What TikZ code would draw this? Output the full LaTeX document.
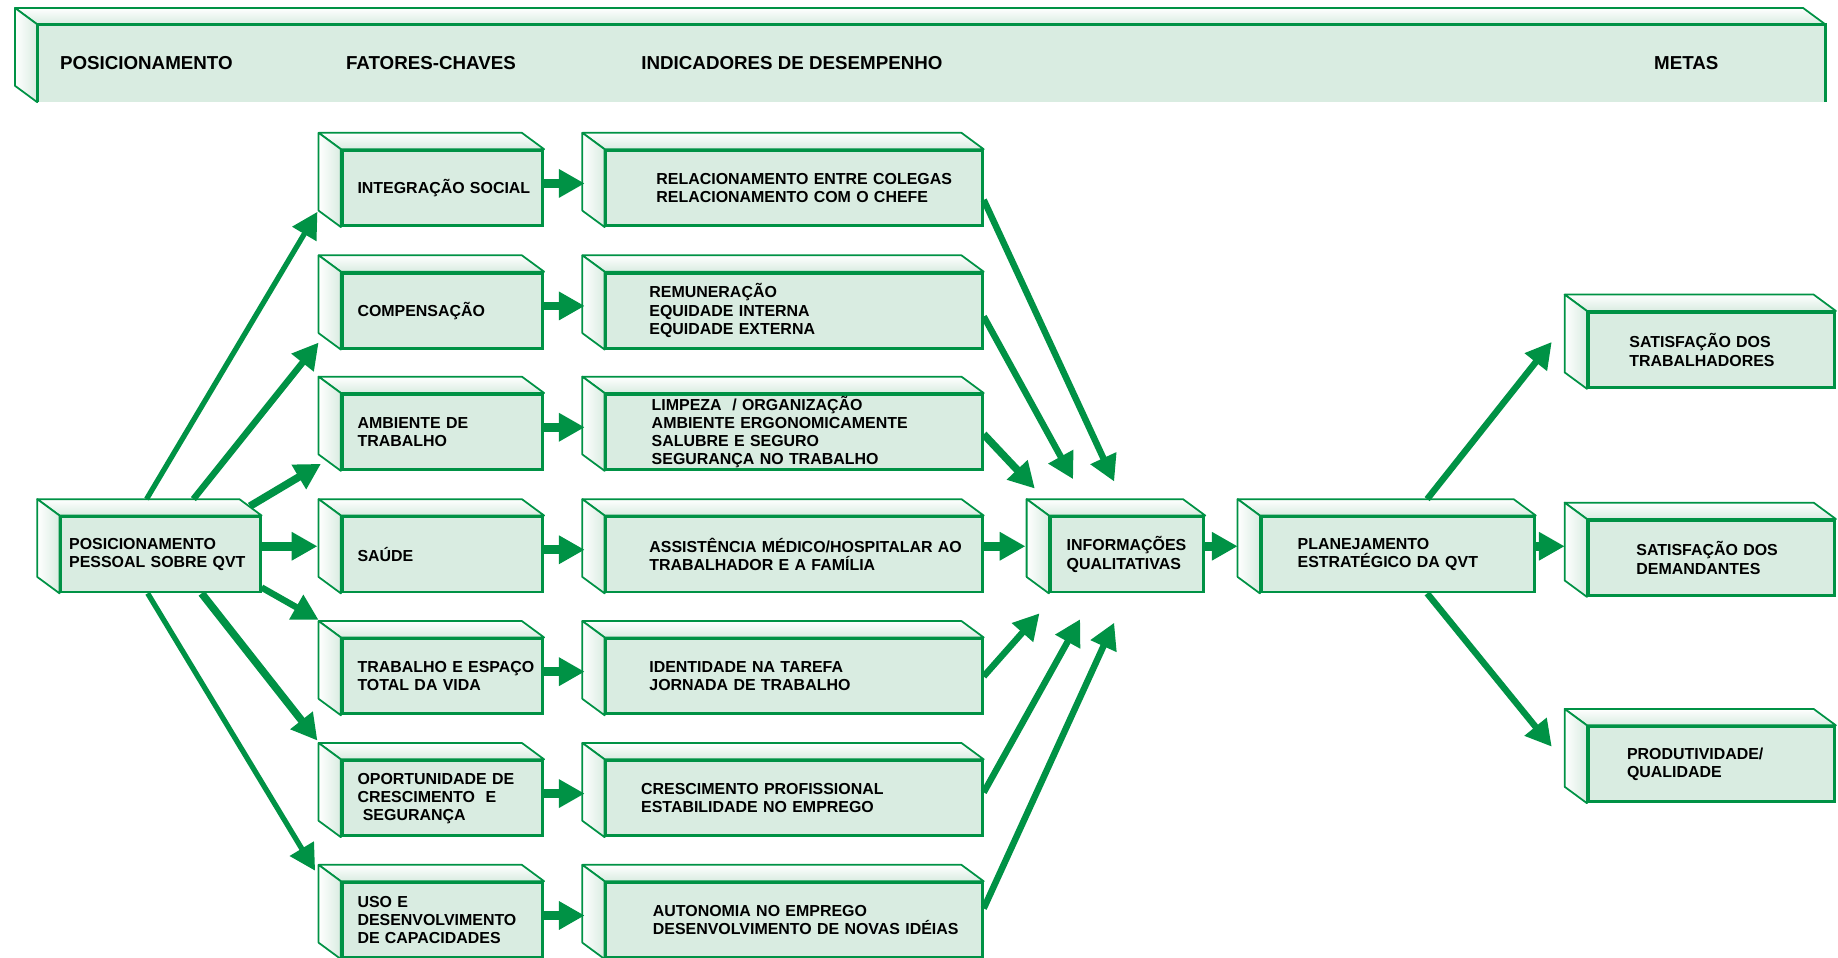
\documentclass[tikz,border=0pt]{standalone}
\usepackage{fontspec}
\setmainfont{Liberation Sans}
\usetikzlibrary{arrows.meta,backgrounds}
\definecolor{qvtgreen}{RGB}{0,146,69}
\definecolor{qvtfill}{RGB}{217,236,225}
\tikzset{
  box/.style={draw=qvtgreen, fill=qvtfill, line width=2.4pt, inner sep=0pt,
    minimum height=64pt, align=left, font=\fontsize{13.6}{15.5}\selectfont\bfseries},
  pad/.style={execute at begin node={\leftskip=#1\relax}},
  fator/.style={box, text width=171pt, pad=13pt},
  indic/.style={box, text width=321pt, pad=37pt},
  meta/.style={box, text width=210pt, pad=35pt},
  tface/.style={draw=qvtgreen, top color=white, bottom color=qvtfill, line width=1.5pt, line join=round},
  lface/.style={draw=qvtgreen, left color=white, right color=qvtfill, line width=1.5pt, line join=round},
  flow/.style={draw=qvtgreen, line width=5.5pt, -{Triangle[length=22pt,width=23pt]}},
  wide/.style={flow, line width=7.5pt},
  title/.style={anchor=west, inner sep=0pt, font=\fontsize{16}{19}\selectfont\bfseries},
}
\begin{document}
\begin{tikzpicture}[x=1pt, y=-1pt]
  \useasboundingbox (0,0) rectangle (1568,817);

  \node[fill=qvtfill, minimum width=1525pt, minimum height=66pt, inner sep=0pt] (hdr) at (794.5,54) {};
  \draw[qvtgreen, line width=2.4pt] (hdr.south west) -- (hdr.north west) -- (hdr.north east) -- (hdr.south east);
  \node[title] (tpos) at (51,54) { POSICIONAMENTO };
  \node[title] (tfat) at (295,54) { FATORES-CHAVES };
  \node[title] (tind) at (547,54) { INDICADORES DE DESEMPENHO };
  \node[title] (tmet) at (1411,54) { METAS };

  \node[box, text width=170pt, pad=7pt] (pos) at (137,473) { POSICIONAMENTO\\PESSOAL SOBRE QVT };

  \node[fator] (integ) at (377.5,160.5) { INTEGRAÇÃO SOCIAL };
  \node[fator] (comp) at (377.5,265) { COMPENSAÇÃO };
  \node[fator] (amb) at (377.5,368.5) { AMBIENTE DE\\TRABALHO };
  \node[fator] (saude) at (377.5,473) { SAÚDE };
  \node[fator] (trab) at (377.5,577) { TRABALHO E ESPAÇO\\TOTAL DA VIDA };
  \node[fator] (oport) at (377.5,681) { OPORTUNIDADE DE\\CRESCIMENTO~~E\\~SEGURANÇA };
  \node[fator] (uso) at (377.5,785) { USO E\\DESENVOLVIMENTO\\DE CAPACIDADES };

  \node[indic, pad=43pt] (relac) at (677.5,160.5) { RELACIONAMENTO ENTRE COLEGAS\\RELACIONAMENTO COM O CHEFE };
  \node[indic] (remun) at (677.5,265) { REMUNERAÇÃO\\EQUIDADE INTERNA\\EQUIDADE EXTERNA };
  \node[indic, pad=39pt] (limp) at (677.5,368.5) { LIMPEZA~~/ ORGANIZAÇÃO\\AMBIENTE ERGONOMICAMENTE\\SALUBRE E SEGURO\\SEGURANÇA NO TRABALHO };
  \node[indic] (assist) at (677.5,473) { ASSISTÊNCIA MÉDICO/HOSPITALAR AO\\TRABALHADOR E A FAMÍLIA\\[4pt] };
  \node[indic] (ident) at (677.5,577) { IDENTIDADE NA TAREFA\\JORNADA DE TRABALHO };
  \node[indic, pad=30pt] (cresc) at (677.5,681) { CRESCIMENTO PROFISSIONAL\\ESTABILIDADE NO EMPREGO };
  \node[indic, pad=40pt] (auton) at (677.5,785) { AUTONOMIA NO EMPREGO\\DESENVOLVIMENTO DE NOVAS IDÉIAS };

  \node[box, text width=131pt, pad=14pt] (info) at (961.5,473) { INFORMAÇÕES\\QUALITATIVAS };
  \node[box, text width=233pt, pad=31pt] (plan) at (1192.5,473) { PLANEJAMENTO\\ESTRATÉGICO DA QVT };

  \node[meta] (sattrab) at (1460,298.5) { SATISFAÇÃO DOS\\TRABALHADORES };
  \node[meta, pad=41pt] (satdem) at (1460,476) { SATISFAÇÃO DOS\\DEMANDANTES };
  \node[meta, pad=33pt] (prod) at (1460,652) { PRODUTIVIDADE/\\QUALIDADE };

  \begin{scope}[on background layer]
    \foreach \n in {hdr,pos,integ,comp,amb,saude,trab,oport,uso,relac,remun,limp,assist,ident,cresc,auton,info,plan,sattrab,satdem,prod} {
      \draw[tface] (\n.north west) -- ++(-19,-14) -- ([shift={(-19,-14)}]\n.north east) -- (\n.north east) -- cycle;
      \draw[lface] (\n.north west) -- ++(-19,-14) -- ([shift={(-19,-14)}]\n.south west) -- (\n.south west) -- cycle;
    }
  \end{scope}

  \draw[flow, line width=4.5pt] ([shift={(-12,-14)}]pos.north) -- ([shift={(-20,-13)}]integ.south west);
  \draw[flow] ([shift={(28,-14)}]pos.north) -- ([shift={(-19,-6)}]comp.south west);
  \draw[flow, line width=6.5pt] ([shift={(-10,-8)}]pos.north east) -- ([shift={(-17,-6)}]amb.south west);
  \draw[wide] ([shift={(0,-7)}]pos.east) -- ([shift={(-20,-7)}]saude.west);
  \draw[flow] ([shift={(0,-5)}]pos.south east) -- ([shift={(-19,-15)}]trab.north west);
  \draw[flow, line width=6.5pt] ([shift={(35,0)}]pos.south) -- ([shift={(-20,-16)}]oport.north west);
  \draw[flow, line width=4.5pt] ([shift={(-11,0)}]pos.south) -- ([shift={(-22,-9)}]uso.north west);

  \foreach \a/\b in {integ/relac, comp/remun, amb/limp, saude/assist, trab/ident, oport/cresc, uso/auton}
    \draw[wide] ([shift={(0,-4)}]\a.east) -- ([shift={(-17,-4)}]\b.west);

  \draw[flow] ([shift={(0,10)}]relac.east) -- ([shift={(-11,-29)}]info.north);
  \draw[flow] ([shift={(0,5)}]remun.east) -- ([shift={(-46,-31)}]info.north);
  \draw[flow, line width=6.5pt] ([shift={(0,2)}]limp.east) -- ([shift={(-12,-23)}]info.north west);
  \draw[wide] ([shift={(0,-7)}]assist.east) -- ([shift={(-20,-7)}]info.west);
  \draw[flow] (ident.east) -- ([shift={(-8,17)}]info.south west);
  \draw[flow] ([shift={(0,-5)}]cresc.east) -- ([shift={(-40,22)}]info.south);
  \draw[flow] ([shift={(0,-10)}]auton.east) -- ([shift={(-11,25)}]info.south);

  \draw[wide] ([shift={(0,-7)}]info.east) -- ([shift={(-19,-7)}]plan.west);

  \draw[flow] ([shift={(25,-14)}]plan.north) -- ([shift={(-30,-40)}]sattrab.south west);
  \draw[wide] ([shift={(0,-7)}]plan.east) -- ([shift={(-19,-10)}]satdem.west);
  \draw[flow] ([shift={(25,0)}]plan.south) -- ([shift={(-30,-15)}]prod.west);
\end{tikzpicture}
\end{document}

□ □ □ □ □ □ □

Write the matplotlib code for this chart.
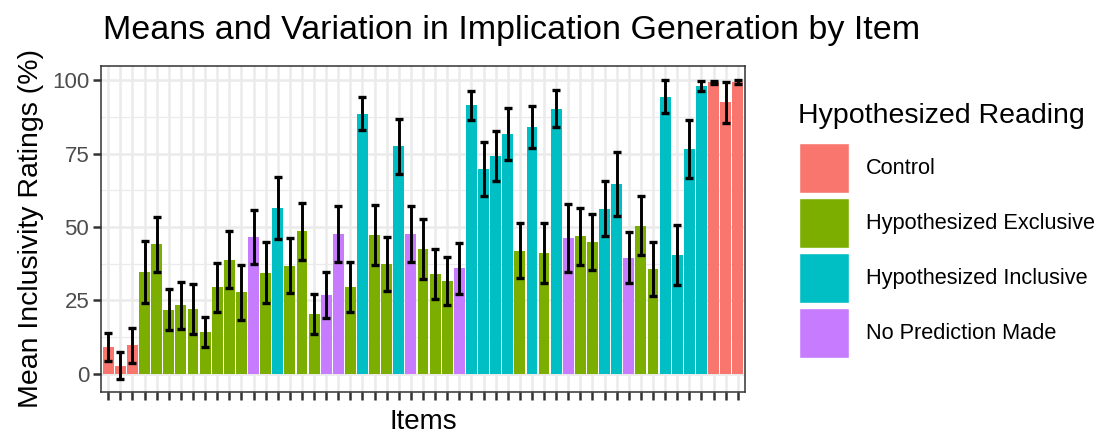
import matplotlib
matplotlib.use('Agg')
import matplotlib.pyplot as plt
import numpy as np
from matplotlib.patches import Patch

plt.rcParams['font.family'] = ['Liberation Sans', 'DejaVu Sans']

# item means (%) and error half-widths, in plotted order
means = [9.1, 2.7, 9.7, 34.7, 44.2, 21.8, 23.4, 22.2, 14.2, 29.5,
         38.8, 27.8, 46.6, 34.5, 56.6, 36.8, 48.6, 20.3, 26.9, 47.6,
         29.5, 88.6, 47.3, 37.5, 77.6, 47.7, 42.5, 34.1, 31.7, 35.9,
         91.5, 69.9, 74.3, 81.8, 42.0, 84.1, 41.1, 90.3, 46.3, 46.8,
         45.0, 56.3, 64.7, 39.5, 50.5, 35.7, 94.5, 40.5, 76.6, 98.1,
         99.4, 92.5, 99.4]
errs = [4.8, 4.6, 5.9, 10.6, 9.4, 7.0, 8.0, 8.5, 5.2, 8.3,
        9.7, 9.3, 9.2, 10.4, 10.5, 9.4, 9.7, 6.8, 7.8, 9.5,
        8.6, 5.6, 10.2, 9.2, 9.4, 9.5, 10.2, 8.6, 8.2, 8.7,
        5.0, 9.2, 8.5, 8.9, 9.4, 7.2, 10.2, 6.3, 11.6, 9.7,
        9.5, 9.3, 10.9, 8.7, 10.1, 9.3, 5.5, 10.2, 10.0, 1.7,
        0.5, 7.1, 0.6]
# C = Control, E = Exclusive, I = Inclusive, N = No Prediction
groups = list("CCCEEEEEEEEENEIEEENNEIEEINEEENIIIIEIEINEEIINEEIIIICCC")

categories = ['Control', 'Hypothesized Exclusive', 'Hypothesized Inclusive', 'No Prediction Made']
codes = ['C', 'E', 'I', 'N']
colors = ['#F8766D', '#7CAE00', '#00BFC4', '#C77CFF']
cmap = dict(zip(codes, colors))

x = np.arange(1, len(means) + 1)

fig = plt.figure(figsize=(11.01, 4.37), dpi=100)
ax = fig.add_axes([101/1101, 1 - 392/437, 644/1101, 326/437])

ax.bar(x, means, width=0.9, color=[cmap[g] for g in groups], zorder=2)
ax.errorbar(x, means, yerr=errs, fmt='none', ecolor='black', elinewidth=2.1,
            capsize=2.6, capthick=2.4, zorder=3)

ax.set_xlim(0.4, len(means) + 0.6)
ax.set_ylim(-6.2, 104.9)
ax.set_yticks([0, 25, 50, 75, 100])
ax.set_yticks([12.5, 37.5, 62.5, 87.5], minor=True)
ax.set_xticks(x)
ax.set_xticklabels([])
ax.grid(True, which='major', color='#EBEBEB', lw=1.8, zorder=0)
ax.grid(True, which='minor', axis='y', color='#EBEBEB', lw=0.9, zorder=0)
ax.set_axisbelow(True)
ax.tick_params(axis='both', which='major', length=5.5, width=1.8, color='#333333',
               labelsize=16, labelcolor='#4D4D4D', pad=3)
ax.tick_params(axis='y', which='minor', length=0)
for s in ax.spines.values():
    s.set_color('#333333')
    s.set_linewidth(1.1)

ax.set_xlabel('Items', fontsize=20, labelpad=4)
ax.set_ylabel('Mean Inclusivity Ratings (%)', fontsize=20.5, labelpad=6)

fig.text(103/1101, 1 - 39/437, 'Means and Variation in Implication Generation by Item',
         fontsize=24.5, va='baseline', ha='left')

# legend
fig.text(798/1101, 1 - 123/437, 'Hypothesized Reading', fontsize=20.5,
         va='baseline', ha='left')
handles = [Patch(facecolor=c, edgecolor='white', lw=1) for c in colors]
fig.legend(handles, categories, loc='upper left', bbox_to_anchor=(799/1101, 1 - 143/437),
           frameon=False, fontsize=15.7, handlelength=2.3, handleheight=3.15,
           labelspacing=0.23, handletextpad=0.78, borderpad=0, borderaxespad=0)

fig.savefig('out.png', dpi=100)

□ □ □ □ □ □ □

TASK DIRECTIONS => Skip all pictures. Output only the lines from the one containing "Write the matplotlib code for this chart." to the one containing "plt.rcParams['font.family'] = ['Liberation", both lines included.

TASK ANSWER =>
Write the matplotlib code for this chart.
import matplotlib
matplotlib.use('Agg')
import matplotlib.pyplot as plt
import numpy as np
from matplotlib.patches import Patch

plt.rcParams['font.family'] = ['Liberation Sans', 'DejaVu Sans']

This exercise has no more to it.